Instead of lying low, however, Bonnot continued to travel around stealing cars with Garnier. Once, when a chauffeur refused to give up his automobile, Garnier clubbed the man with a log, killing him. They also shot a watchman, who survived and was later able to identify them from photographs. The newspapers didn’t shy from letting their readers know that the police continued to prove as helpless against the anarchists as their fictional counterpart, Inspector Juve, was against Fantômas in book after book.
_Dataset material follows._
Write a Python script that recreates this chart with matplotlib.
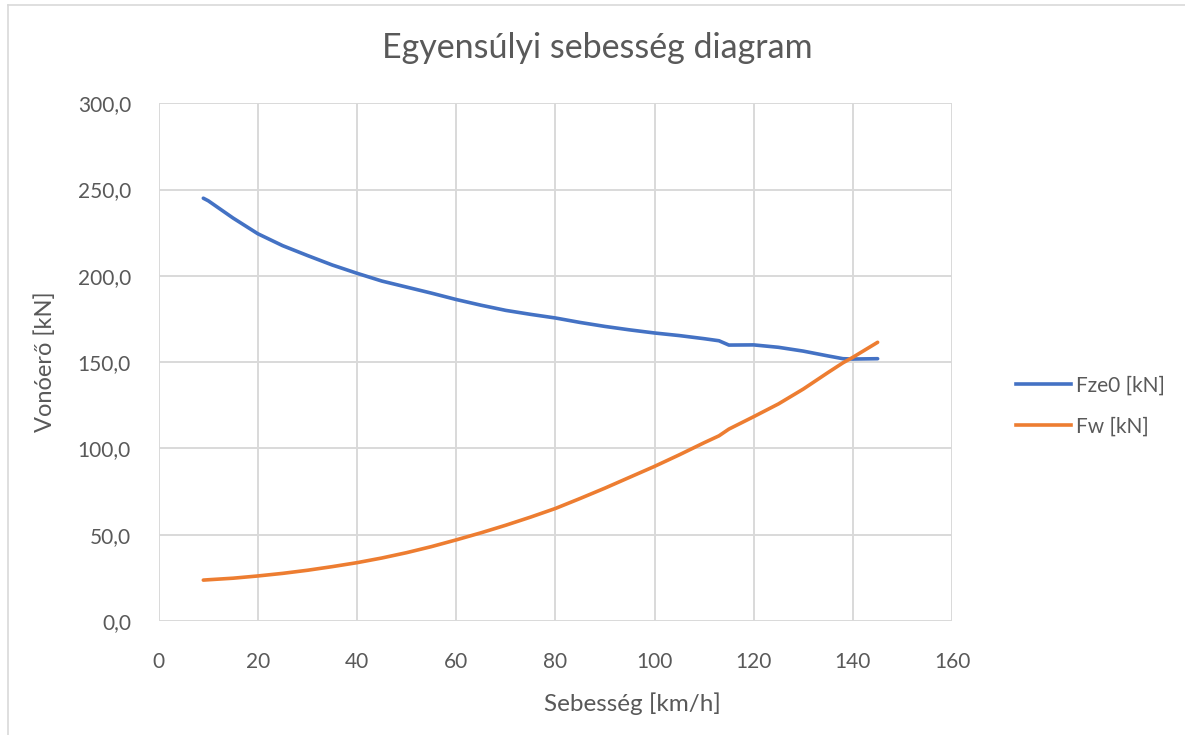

If that weren’t bad enough, Victor Serge decided to show where his sympathies lay and demonstrate his credentials as an advocate of illegalism. His childhood friend Raymond-la-Science had paid him a visit just before Christmas, so Serge knew exactly who had carried off the robbery in the rue Ordener. At the beginning of the New Year, he published, under his pen name, Le Rétif, an article in l’anarchie that began:
To shoot, in full daylight, a miserable bank clerk proved that some men have at least understood the virtues of audacity.
I am not afraid to own up to it: I am with the bandits. I find their role a fine one; I see the Men in them.… I like those who accept the risk of a great struggle. It is manly. 12
Publishing sentiments like that only made Serge and the newspaper a prime target of police attention. At the end of January, the Sûreté staged a raid on l’anarchie’s office, arrested all eleven people inside, and seized two Browning automatics that had been stolen in an armory robbery. Rirette claimed that she had bought them from a comrade for personal protection, but the police regarded these as important evidence, since the auto bandits were the prime suspects in the theft of the cache of weapons.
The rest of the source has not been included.